Records with drawing code:

>> begin

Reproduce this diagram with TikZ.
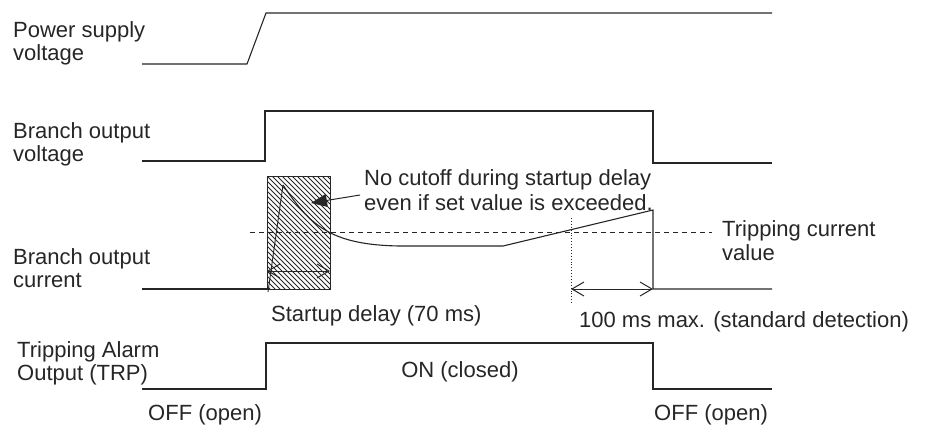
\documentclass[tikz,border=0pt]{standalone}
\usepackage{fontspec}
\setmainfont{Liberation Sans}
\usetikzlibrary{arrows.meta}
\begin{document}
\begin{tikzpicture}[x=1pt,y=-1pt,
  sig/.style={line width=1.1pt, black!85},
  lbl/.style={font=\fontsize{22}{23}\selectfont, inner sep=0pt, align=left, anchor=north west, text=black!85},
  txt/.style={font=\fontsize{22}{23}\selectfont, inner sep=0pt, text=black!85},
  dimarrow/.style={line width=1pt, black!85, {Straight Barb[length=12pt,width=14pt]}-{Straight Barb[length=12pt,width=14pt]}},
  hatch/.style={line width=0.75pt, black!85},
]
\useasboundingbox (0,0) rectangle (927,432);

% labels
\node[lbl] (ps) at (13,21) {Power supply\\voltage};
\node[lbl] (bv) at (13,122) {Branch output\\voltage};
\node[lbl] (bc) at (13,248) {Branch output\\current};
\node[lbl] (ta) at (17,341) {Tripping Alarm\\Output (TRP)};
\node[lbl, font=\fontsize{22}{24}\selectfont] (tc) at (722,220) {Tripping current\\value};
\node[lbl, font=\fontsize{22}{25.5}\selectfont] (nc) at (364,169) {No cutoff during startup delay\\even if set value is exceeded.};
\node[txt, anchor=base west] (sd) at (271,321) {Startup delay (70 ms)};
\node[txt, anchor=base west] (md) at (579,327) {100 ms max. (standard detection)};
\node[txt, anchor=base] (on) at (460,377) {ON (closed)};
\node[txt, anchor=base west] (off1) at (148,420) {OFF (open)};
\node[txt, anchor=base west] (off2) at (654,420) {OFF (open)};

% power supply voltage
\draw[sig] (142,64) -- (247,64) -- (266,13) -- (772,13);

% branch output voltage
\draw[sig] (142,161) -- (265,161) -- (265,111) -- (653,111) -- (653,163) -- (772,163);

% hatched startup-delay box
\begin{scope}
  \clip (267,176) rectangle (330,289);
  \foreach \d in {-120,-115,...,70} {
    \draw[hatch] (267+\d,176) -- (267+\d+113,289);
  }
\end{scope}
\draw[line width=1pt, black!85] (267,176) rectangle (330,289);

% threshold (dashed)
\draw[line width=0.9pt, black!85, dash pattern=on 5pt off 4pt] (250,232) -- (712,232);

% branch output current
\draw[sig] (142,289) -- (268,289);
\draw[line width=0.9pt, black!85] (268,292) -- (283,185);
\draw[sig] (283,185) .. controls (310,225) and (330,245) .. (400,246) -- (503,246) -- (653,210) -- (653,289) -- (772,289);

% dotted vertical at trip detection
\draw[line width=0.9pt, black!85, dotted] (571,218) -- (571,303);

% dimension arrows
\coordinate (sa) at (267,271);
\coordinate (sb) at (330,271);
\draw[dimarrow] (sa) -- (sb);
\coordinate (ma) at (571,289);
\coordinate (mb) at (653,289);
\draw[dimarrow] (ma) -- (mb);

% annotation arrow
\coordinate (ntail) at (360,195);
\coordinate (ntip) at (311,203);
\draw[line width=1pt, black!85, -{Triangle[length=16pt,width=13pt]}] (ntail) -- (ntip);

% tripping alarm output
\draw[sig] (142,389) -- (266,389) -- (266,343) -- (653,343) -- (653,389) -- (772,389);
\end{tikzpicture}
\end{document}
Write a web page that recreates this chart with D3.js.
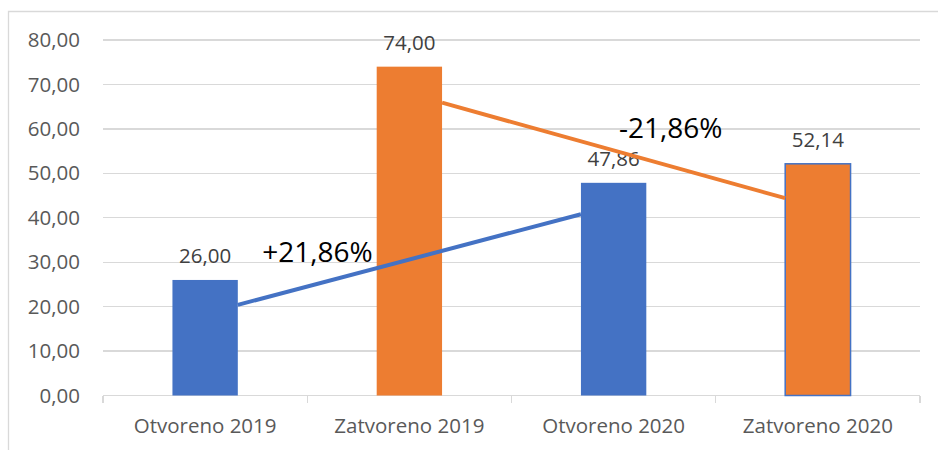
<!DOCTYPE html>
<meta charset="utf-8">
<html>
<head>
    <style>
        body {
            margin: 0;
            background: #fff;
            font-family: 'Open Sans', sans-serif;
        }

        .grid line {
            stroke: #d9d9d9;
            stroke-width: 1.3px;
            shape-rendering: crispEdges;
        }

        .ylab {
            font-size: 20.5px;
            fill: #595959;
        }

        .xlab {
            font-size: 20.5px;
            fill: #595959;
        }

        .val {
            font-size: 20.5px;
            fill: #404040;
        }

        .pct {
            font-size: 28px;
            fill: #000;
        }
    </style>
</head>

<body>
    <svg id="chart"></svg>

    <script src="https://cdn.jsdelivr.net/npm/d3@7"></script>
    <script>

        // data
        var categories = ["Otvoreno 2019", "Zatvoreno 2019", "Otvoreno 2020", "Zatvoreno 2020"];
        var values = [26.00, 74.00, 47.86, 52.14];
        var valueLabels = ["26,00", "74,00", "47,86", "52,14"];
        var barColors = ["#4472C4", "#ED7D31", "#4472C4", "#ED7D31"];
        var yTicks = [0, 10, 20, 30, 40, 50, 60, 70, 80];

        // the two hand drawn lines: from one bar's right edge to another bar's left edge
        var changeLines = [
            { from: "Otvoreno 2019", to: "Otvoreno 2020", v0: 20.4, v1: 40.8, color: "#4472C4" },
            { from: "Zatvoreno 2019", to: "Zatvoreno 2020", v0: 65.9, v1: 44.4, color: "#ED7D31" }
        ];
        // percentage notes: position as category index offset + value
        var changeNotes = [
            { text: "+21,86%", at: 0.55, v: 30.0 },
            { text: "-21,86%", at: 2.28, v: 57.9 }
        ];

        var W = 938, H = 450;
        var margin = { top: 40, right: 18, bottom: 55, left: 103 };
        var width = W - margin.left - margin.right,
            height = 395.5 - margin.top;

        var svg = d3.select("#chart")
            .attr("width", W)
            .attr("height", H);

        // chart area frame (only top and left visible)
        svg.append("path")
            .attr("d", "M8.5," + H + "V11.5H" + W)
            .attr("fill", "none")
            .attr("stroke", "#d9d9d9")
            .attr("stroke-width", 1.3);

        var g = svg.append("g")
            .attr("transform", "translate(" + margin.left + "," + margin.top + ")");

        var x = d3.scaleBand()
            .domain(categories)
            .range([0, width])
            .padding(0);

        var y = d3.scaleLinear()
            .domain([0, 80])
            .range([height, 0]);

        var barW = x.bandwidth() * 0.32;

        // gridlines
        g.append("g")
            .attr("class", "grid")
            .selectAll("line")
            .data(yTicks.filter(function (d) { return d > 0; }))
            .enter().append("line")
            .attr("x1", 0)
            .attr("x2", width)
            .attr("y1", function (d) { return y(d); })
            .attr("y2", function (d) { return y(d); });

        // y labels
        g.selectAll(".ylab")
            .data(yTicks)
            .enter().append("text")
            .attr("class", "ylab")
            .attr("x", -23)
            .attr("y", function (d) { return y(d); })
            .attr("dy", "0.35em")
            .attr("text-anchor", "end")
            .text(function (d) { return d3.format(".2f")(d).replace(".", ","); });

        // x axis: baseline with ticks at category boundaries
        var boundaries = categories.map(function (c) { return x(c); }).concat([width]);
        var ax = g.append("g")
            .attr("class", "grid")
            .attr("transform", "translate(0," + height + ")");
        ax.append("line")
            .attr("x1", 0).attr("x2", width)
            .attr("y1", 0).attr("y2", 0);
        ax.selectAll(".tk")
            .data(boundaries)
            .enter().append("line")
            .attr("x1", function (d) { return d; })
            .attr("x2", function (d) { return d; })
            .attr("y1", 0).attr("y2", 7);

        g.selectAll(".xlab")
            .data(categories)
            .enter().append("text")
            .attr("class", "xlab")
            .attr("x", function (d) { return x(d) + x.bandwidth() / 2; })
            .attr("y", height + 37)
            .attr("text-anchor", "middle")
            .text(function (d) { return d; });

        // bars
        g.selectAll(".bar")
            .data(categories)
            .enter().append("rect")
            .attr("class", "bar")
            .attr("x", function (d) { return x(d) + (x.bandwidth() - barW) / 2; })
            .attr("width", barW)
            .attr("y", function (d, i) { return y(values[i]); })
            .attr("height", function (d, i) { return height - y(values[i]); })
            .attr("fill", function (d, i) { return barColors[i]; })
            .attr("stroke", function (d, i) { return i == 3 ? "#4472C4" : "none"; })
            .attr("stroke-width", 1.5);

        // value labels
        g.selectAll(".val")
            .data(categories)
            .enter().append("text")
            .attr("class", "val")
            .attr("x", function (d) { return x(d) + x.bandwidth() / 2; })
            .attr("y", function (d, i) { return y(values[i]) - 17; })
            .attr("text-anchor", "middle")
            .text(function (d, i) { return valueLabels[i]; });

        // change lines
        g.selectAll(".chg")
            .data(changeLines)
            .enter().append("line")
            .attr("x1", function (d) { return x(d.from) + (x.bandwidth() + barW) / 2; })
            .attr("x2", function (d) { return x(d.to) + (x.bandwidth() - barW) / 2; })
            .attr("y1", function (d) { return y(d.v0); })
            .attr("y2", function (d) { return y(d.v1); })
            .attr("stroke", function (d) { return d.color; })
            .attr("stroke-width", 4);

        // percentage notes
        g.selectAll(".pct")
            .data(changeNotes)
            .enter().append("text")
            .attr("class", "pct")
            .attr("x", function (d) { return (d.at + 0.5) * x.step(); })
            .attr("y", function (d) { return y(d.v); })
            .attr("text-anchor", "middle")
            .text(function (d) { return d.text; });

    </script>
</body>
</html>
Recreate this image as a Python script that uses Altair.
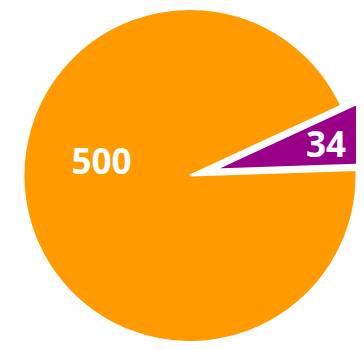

>> end

Exactly as written, repeat the lines from the beginning of the entries up to and including the line with "(0,0) rectangle (927,432);", but not the pictures.

#### [EXERCISE RESPONSE]
Reproduce this diagram with TikZ.
\documentclass[tikz,border=0pt]{standalone}
\usepackage{fontspec}
\setmainfont{Liberation Sans}
\usetikzlibrary{arrows.meta}
\begin{document}
\begin{tikzpicture}[x=1pt,y=-1pt,
  sig/.style={line width=1.1pt, black!85},
  lbl/.style={font=\fontsize{22}{23}\selectfont, inner sep=0pt, align=left, anchor=north west, text=black!85},
  txt/.style={font=\fontsize{22}{23}\selectfont, inner sep=0pt, text=black!85},
  dimarrow/.style={line width=1pt, black!85, {Straight Barb[length=12pt,width=14pt]}-{Straight Barb[length=12pt,width=14pt]}},
  hatch/.style={line width=0.75pt, black!85},
]
\useasboundingbox (0,0) rectangle (927,432);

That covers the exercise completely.